In gold foil experiment if number deflected of $\alpha$-particle with respect to $120^\circ$ are 12 then calculate number of deflected $\alpha$-particle with respect to $60^\circ$-

• A. 36
• B. 108
• C. 24
• D. None of these

Answer 1

Answer: (B)

108

Answer 2

The number of $\alpha$-particles scattered at an angle $\theta$ in Rutherford's gold foil experiment is given by the Rutherford scattering formula:

$N(\theta) \propto \frac{1}{\sin^4(\frac{\theta}{2})}$

Given:

Number of $\alpha$-particles deflected at $\theta_1 = 120^\circ$ is $N_1 = 12$.
We need to calculate the number of $\alpha$-particles deflected at $\theta_2 = 60^\circ$, let's call it $N_2$.
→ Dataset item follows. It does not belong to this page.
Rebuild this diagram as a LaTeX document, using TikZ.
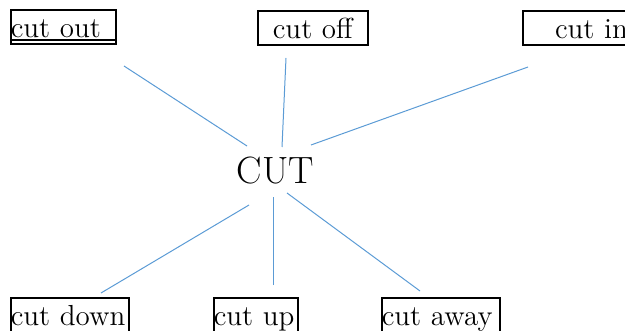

Using the proportionality relation for the two angles:

$\frac{N_2}{N_1} = \frac{\frac{1}{\sin^4(\frac{\theta_2}{2})}}{\frac{1}{\sin^4(\frac{\theta_1}{2})}}$

$\frac{N_2}{N_1} = \frac{\sin^4(\frac{\theta_1}{2})}{\sin^4(\frac{\theta_2}{2})}$

Now, substitute the given angles:

$\theta_1 = 120^\circ \implies \frac{\theta_1}{2} = 60^\circ$

$\theta_2 = 60^\circ \implies \frac{\theta_2}{2} = 30^\circ$

Calculate the sine values:

$\sin(60^\circ) = \frac{\sqrt{3}}{2}$

$\sin(30^\circ) = \frac{1}{2}$

Substitute these values into the ratio:

$\frac{N_2}{12} = \frac{\left(\frac{\sqrt{3}}{2}\right)^4}{\left(\frac{1}{2}\right)^4}$

$\frac{N_2}{12} = \frac{\frac{(\sqrt{3})^4}{2^4}}{\frac{1^4}{2^4}}$

$\frac{N_2}{12} = \frac{(\sqrt{3})^4}{1^4}$

Since $(\sqrt{3})^4 = (3^{1/2})^4 = 3^2 = 9$:

$\frac{N_2}{12} = \frac{9}{1}$

$N_2 = 12 \times 9$

$N_2 = 108$

Thus, the number of deflected $\alpha$-particles with respect to $60^\circ$ is 108.